Limitations of OCT in CEA

OCT is not a universal solution. Several limitations matter in practice.

First, OCT requires a cooperative dog. Most dogs tolerate OCT with mild sedation, but sustained head positioning is required for high-quality scans and brachycephalic breeds present particular challenges with the optical path.

Second, OCT does not replace DNA testing. A dog with a normal OCT can still be a carrier of the NHEJ1 mutation. Only DNA testing identifies genotype, and the DNA-versus-clinical-exam overview explains why both modalities are complementary rather than substitutes.

Third, OCT cost limits routine use. A scan typically adds US$150–250 to the examination fee, and few screening-level eye exams include OCT by default. The technology is best reserved for cases where clinical interpretation is ambiguous or where documented pathology merits longitudinal imaging.

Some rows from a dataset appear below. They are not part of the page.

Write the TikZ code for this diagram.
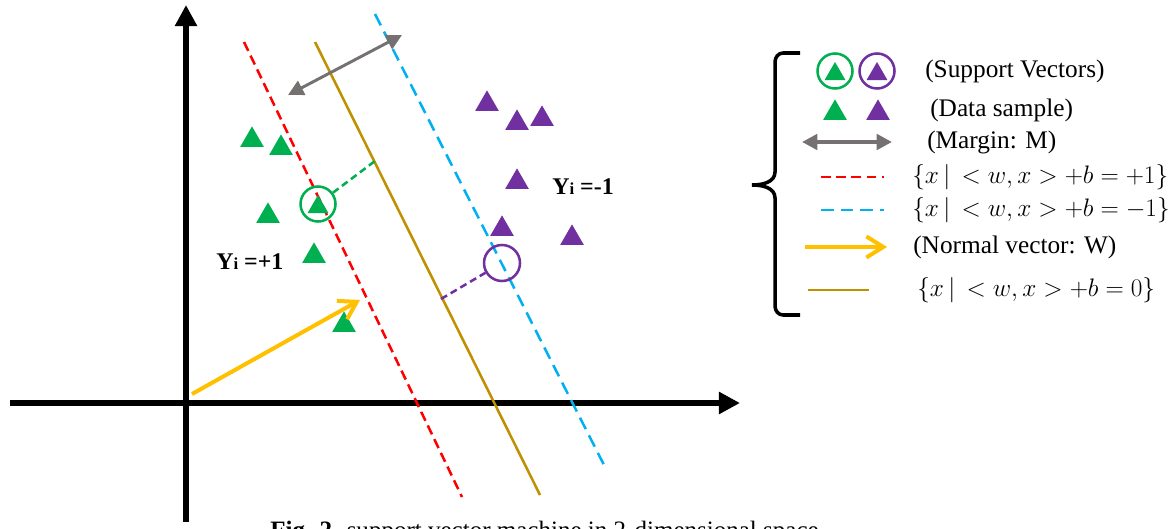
\RequirePackage{fix-cm}
\documentclass[tikz,border=0pt]{standalone}
\usepackage{fontspec}
\setmainfont{Liberation Serif}
\usepackage{tikz}
\usetikzlibrary{arrows.meta,shapes.geometric}
\definecolor{svmgreen}{HTML}{00B050}
\definecolor{svmpurple}{HTML}{7030A0}
\definecolor{svmblue}{HTML}{00B0F0}
\definecolor{svmgold}{HTML}{BF9000}
\definecolor{svmyellow}{HTML}{FFC000}
\definecolor{svmgray}{HTML}{767171}

\begin{document}
\begin{tikzpicture}[
    x=0.025cm, y=0.025cm, line cap=butt,
    axis/.style     ={line width=4.3pt, -{Triangle[length=15pt,width=15pt]}},
    gtri/.style     ={regular polygon, regular polygon sides=3, fill=svmgreen, inner sep=0pt, minimum size=0.68cm},
    ptri/.style     ={gtri, fill=svmpurple},
    svtri/.style    ={regular polygon, regular polygon sides=3, inner sep=0pt, minimum size=0.6cm},
    svring/.style   ={circle, draw, line width=1.8pt, minimum size=0.875cm, inner sep=0pt},
    plusline/.style ={draw=red, line width=1.8pt, dash pattern=on 7pt off 3.8pt},
    minusline/.style={draw=svmblue, line width=1.8pt, dash pattern=on 9pt off 5pt},
    hypline/.style  ={draw=svmgold, line width=1.8pt},
    normvec/.style  ={draw=svmyellow, line width=2.85pt, -{Straight Barb[length=12pt,width=15pt]}},
    margin/.style   ={draw=svmgray, line width=2.1pt, {Triangle[length=11pt,width=11pt]}-{Triangle[length=11pt,width=11pt]}},
    legtxt/.style   ={anchor=west, inner sep=0pt, font=\fontsize{18}{20}\selectfont},
    ylab/.style     ={anchor=west, inner sep=0pt, font=\fontsize{17}{19}\selectfont\bfseries}
]
\useasboundingbox (0,0) rectangle (1174,528);

% axes
\coordinate (xl) at (10,125);
\coordinate (xr) at (740,125);
\coordinate (yb) at (186,6);
\coordinate (yt) at (186,523);
\draw[axis] (xl) -- (xr);
\draw[axis] (yb) -- (yt);

% hyperplanes
\coordinate (rtop) at (244,486);  \coordinate (rbot) at (462,31);
\coordinate (htop) at (315,486);  \coordinate (hbot) at (540,33);
\coordinate (btop) at (375,514);  \coordinate (bbot) at (604,63);
\draw[plusline] (rtop) -- (rbot);
\draw[hypline] (htop) -- (hbot);
\draw[minusline] (btop) -- (bbot);

% data samples
\foreach \n/\px/\py in {1/252/388, 2/281/380, 3/268/312, 4/314/272, 5/344/203}
  \node[gtri] (g\n) at (\px,\py) {};
\foreach \n/\px/\py in {1/487/424, 2/517/405, 3/542/409, 4/517/346, 5/502/299, 6/572/290}
  \node[ptri] (p\n) at (\px,\py) {};

% support vectors
\node[svtri, fill=svmgreen] (gsv) at (318,321) {};
\node[svring, draw=svmgreen] (gring) at (318,324) {};
\node[svring, draw=svmpurple, minimum size=0.9cm] (pring) at (502,265) {};

% distances to the hyperplane
\coordinate (gfoot) at (375,367);
\coordinate (pfoot) at (441,229);
\draw[svmgreen, line width=1.8pt, dash pattern=on 5pt off 3pt] (gring) -- (gfoot);
\draw[svmpurple, line width=1.8pt, dash pattern=on 5pt off 3pt] (pfoot) -- (pring);

% margin and normal vector
\coordinate (ma) at (288,433);
\coordinate (mb) at (402,493);
\draw[margin] (ma) -- (mb);
\coordinate (wo) at (192,134);
\coordinate (wt) at (360,228);
\draw[normvec] (wo) -- (wt);

% class labels
\node[ylab] (ypos) at (216,266) {Y{\fontsize{12}{14}\selectfont i} =+1};
\node[ylab] (yneg) at (552,341) {Y{\fontsize{12}{14}\selectfont i} =-1};

% legend brace
\draw[line width=2.5pt] (800,475) -- (783,475) to[out=180,in=90] (775,466) -- (775,356)
  to[out=-90,in=0] (752,343) to[out=0,in=90] (775,330) -- (775,222)
  to[out=-90,in=180] (783,213) -- (800,213);

% legend rows
\node[svtri, fill=svmgreen] (lgsv) at (835,454) {};
\node[svring, draw=svmgreen] (lgring) at (835,457) {};
\node[svtri, fill=svmpurple] (lpsv) at (877,454) {};
\node[svring, draw=svmpurple] (lpring) at (877,457) {};
\node[legtxt] (lsv) at (925,457) {(Support Vectors)};

\node[gtri] (lg) at (835,415) {};
\node[ptri] (lp) at (878,415) {};
\node[legtxt] (ldata) at (930,418) {(Data sample)};

\draw[margin, line width=2.8pt] (802,386) -- (892,386);
\node[legtxt] (lmargin) at (927,386) {(Margin: M)};

\draw[plusline] (821,351) -- (884,351);
\node[legtxt] (lplus) at (912,351) {$\{x\,\big|\, < w, x > +b = +1\}$};

\draw[minusline] (821,318) -- (884,318);
\node[legtxt] (lminus) at (912,318) {$\{x\,\big|\, < w, x > +b = -1\}$};

\draw[normvec] (805,281) -- (887,281);
\node[legtxt] (lnorm) at (913,281) {(Normal vector: W)};

\draw[hypline] (808,238) -- (869,238);
\node[legtxt] (lhyp) at (917,238) {$\{x\,\big|\, < w, x > +b = 0\}$};

% caption, cut by the lower edge
\node[anchor=base west, inner sep=0pt, font=\fontsize{17.8}{20}\selectfont] (caption) at (270,-10)
  {\textbf{Fig. 2.} support vector machine in 2-dimensional space};
\end{tikzpicture}
\end{document}
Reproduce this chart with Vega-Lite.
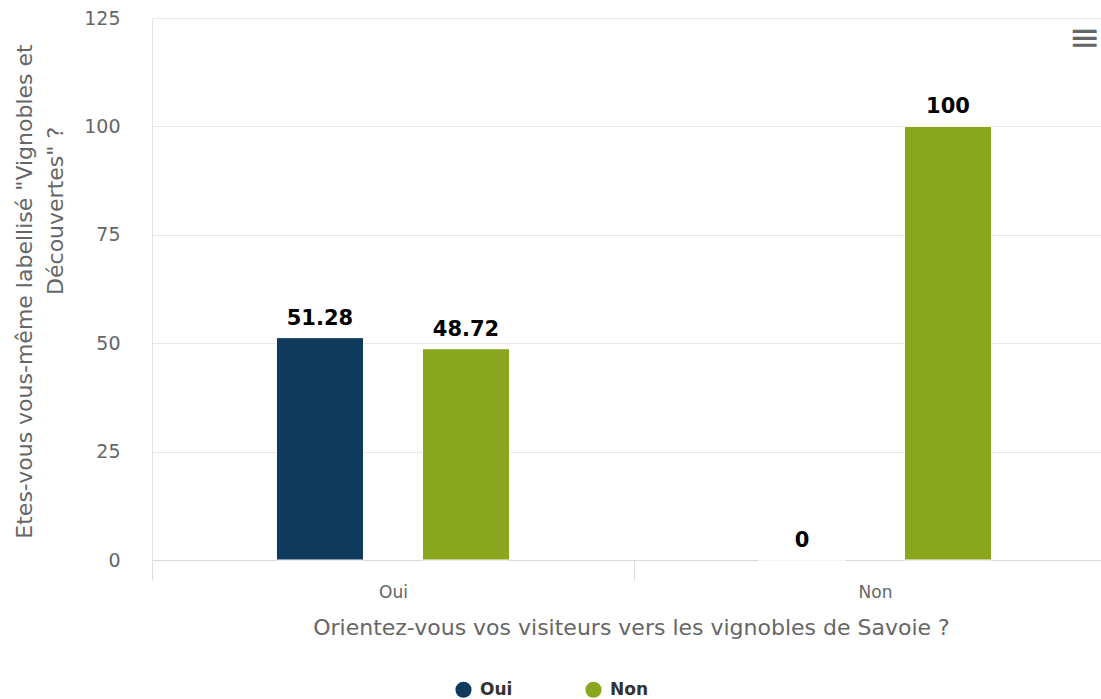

What a Good OCT Report Contains

Breeders reviewing OCT reports as part of breeding decisions should expect several elements in a well-produced report. The report should specify the instrument used, typical examples are the Heidelberg Spectralis, Optovue, and Zeiss Cirrus platforms. It should include at least one horizontal and one vertical B-scan through the optic disc, with thickness measurements annotated. Any abnormal findings should be labelled on the scan. A clinical impression paragraph should correlate OCT findings with the ophthalmoscopic examination.

Reports that show only a single scan without measurement, without clinical correlation, or without archival annotations provide weak documentation value for a breeding program. Comprehensive reports belong alongside the DNA results and the OFA certification number in the dog's permanent record.